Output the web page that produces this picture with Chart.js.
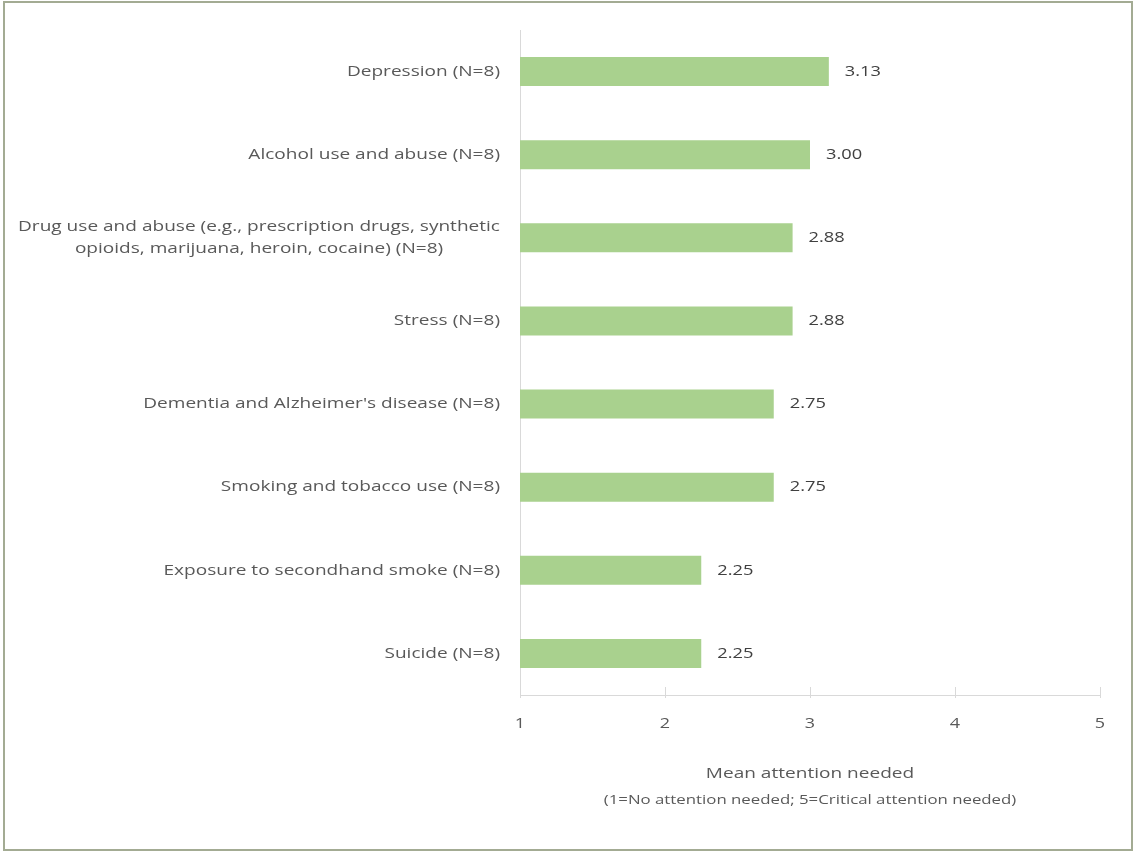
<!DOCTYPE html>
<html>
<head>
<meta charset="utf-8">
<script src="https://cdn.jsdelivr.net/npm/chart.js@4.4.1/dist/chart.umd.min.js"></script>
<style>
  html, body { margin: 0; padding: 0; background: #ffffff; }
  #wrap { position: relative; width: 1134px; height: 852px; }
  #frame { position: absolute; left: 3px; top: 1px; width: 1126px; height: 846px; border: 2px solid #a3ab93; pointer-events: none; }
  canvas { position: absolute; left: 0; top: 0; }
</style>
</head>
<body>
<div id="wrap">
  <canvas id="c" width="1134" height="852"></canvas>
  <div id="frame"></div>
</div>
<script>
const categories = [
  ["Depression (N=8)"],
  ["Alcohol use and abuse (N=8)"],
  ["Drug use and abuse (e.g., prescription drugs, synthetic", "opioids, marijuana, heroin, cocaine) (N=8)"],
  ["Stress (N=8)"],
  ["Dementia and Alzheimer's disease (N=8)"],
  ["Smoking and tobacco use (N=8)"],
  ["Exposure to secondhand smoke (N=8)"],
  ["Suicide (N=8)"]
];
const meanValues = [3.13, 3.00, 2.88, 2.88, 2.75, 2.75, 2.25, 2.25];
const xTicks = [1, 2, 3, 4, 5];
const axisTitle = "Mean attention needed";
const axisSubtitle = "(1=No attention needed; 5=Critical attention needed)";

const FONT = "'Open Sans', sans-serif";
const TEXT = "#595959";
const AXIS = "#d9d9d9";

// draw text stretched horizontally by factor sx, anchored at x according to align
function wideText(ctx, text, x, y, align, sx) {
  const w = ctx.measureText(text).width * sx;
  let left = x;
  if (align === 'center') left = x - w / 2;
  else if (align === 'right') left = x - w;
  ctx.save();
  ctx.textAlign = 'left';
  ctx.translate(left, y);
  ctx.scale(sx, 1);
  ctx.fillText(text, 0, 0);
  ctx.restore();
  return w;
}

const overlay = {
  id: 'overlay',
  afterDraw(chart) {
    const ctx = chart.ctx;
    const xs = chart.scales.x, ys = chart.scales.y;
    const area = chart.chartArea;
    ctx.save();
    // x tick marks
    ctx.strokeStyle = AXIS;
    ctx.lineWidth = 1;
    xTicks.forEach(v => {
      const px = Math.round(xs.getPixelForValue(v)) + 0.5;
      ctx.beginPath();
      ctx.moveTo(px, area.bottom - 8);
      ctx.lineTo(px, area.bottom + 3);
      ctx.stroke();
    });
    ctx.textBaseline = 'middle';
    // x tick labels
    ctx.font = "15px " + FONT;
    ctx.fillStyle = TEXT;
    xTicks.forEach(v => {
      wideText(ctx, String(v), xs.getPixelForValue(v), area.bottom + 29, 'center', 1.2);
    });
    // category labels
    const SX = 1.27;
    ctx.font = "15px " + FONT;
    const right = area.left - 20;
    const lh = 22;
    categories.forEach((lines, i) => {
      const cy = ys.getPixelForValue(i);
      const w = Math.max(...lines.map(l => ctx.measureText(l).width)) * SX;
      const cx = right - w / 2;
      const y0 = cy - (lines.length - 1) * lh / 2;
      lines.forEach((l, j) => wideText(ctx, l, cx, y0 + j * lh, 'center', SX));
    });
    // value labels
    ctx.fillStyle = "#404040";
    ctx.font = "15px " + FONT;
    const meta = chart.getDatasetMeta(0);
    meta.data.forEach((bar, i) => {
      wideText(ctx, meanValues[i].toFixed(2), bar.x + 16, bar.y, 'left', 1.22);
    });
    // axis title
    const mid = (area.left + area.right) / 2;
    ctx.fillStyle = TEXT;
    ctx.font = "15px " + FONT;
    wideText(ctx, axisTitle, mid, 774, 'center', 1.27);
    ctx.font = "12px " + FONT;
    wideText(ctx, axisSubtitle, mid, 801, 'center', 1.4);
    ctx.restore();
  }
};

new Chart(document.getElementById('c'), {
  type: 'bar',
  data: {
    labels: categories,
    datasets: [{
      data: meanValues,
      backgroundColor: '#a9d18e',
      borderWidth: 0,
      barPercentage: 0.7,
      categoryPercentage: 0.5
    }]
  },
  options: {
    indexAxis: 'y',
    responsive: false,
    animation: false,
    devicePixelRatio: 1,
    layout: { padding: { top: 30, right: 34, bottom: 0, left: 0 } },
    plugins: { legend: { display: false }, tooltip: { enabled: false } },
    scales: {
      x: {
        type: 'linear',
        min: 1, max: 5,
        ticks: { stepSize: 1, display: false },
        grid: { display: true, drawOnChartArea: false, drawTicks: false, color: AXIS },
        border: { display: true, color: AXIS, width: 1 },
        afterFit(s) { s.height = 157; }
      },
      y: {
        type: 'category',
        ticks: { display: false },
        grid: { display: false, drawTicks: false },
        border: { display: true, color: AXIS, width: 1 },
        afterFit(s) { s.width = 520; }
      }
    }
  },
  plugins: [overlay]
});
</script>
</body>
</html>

:::

AIM OF THE TASK —
Repeat the listing in full and exactly. Do not include any images.

EXERCISE SOLUTION —
Output the web page that produces this picture with Chart.js.
<!DOCTYPE html>
<html>
<head>
<meta charset="utf-8">
<script src="https://cdn.jsdelivr.net/npm/chart.js@4.4.1/dist/chart.umd.min.js"></script>
<style>
  html, body { margin: 0; padding: 0; background: #ffffff; }
  #wrap { position: relative; width: 1134px; height: 852px; }
  #frame { position: absolute; left: 3px; top: 1px; width: 1126px; height: 846px; border: 2px solid #a3ab93; pointer-events: none; }
  canvas { position: absolute; left: 0; top: 0; }
</style>
</head>
<body>
<div id="wrap">
  <canvas id="c" width="1134" height="852"></canvas>
  <div id="frame"></div>
</div>
<script>
const categories = [
  ["Depression (N=8)"],
  ["Alcohol use and abuse (N=8)"],
  ["Drug use and abuse (e.g., prescription drugs, synthetic", "opioids, marijuana, heroin, cocaine) (N=8)"],
  ["Stress (N=8)"],
  ["Dementia and Alzheimer's disease (N=8)"],
  ["Smoking and tobacco use (N=8)"],
  ["Exposure to secondhand smoke (N=8)"],
  ["Suicide (N=8)"]
];
const meanValues = [3.13, 3.00, 2.88, 2.88, 2.75, 2.75, 2.25, 2.25];
const xTicks = [1, 2, 3, 4, 5];
const axisTitle = "Mean attention needed";
const axisSubtitle = "(1=No attention needed; 5=Critical attention needed)";

const FONT = "'Open Sans', sans-serif";
const TEXT = "#595959";
const AXIS = "#d9d9d9";

// draw text stretched horizontally by factor sx, anchored at x according to align
function wideText(ctx, text, x, y, align, sx) {
  const w = ctx.measureText(text).width * sx;
  let left = x;
  if (align === 'center') left = x - w / 2;
  else if (align === 'right') left = x - w;
  ctx.save();
  ctx.textAlign = 'left';
  ctx.translate(left, y);
  ctx.scale(sx, 1);
  ctx.fillText(text, 0, 0);
  ctx.restore();
  return w;
}

const overlay = {
  id: 'overlay',
  afterDraw(chart) {
    const ctx = chart.ctx;
    const xs = chart.scales.x, ys = chart.scales.y;
    const area = chart.chartArea;
    ctx.save();
    // x tick marks
    ctx.strokeStyle = AXIS;
    ctx.lineWidth = 1;
    xTicks.forEach(v => {
      const px = Math.round(xs.getPixelForValue(v)) + 0.5;
      ctx.beginPath();
      ctx.moveTo(px, area.bottom - 8);
      ctx.lineTo(px, area.bottom + 3);
      ctx.stroke();
    });
    ctx.textBaseline = 'middle';
    // x tick labels
    ctx.font = "15px " + FONT;
    ctx.fillStyle = TEXT;
    xTicks.forEach(v => {
      wideText(ctx, String(v), xs.getPixelForValue(v), area.bottom + 29, 'center', 1.2);
    });
    // category labels
    const SX = 1.27;
    ctx.font = "15px " + FONT;
    const right = area.left - 20;
    const lh = 22;
    categories.forEach((lines, i) => {
      const cy = ys.getPixelForValue(i);
      const w = Math.max(...lines.map(l => ctx.measureText(l).width)) * SX;
      const cx = right - w / 2;
      const y0 = cy - (lines.length - 1) * lh / 2;
      lines.forEach((l, j) => wideText(ctx, l, cx, y0 + j * lh, 'center', SX));
    });
    // value labels
    ctx.fillStyle = "#404040";
    ctx.font = "15px " + FONT;
    const meta = chart.getDatasetMeta(0);
    meta.data.forEach((bar, i) => {
      wideText(ctx, meanValues[i].toFixed(2), bar.x + 16, bar.y, 'left', 1.22);
    });
    // axis title
    const mid = (area.left + area.right) / 2;
    ctx.fillStyle = TEXT;
    ctx.font = "15px " + FONT;
    wideText(ctx, axisTitle, mid, 774, 'center', 1.27);
    ctx.font = "12px " + FONT;
    wideText(ctx, axisSubtitle, mid, 801, 'center', 1.4);
    ctx.restore();
  }
};

new Chart(document.getElementById('c'), {
  type: 'bar',
  data: {
    labels: categories,
    datasets: [{
      data: meanValues,
      backgroundColor: '#a9d18e',
      borderWidth: 0,
      barPercentage: 0.7,
      categoryPercentage: 0.5
    }]
  },
  options: {
    indexAxis: 'y',
    responsive: false,
    animation: false,
    devicePixelRatio: 1,
    layout: { padding: { top: 30, right: 34, bottom: 0, left: 0 } },
    plugins: { legend: { display: false }, tooltip: { enabled: false } },
    scales: {
      x: {
        type: 'linear',
        min: 1, max: 5,
        ticks: { stepSize: 1, display: false },
        grid: { display: true, drawOnChartArea: false, drawTicks: false, color: AXIS },
        border: { display: true, color: AXIS, width: 1 },
        afterFit(s) { s.height = 157; }
      },
      y: {
        type: 'category',
        ticks: { display: false },
        grid: { display: false, drawTicks: false },
        border: { display: true, color: AXIS, width: 1 },
        afterFit(s) { s.width = 520; }
      }
    }
  },
  plugins: [overlay]
});
</script>
</body>
</html>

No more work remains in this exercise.